Wenn Moralisieren auftaucht, dann kann eine innere Zustimmung zum Moralisieren dabeisein. Nach dem Motto: »Ich bin mein eigener Chef und ich kann alles tun, was ich will, nichts ist richtig, nichts ist falsch.« Wer so hinter seinem Moralisieren steht, kann den Kontakt zu den befreienden Aussagen von Amication verloren haben. Der eigentlich kraftvolle und konstruktive psychische Rundumschlag »Endlich kann ich alles tun, was ich will, denn ich bin o.k.« kann sehr missverstanden werden.
Wenn man auf amicativem Boden stehen und amicative Aussagen nicht für eigene Zwecke umdeuten will, dann kann man schon alles tun, was man will – jedoch nur im Geist von Amication. Die Befreiung von alten Zwängen geschieht nicht in den luftleeren Raum hinein, sondern in die Richtung, die Amication aufweist. Es wird immer wieder missverstanden, dass Amication dazu legitimiere, nun endlich alles tun zu können, was man will – ohne Bezug zur Gesamtidee. Viele Zeitgenossen nehmen Amication für einen Ausstieg aus ihren Zwängen, nicht jedoch für einen Umstieg in die amicative Lebensart.

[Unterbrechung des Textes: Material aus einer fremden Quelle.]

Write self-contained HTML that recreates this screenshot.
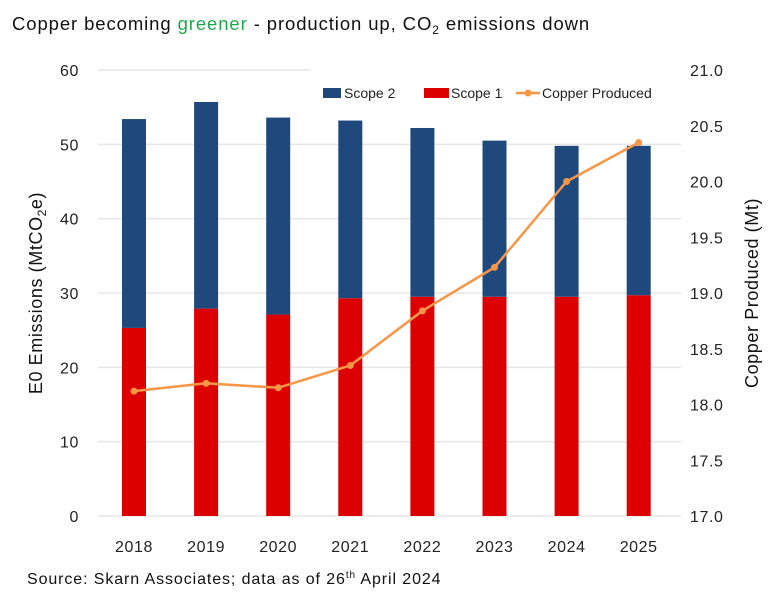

Aussteiger finden nichts dabei, wenn sie moralisieren. »Kann ich ja tun«. Und sie sind damit im Grunde noch in der alten Welt. Umsteiger finden schon etwas dabei, wenn sie moralisieren: sie haben ein Gefühl das Bedauerns. Keine neuen Selbstzweifel, kein erschrecktes Selbstermahnen. Einfach Bedauern. Mit dem Impuls, sich durch das Moralisieren nicht irre machen zu lassen auf dem Weg, das Moralisieren vielleicht doch eines Tages verlassen zu können.
Dieser Impuls geht nicht in Richtung Selbsterziehung (ich muss an mir arbeiten, damit ich mit dem Moralisieren aufhöre). Es ist der Kontakt zu der Gesamtphilosophie, eine Ehrlichkeit sich selbst gegenüber: Dass mir etwas unterläuft, was ich eigentlich nicht gut finde, was ich an mir aber nicht wegerziehen muss, was damit aber auch nicht willkommen geheißen wird. Es ist ein feines amicatives Gefühl: Etwas an sich bedauern zu können, ohne sich deswegen weniger zu mögen. »Auch mein Moralisieren gehört zu mir. Aber die Überzeugung, dass es ohne Moralisieren schöner ist und der Wunsch danach, ist ebenfalls ein Teil von mir.«
Man kann in seiner Praxis also überhaupt nicht amicativ sein, obwohl es so aussieht. Zum anderen kann die eigene Praxis überhaupt nicht amicativ aussehen, obwohl man amicativ ist. Das Bekenntnis zur Amication ist wenig. Es kommt darauf an, in Kontakt zu ihrem Sinn zu sein, auch wenn man etwas (immer noch, immer wieder) tut, das pädagogisch aussieht. Dann ist auch Moralisieren kein wirkliches Problem.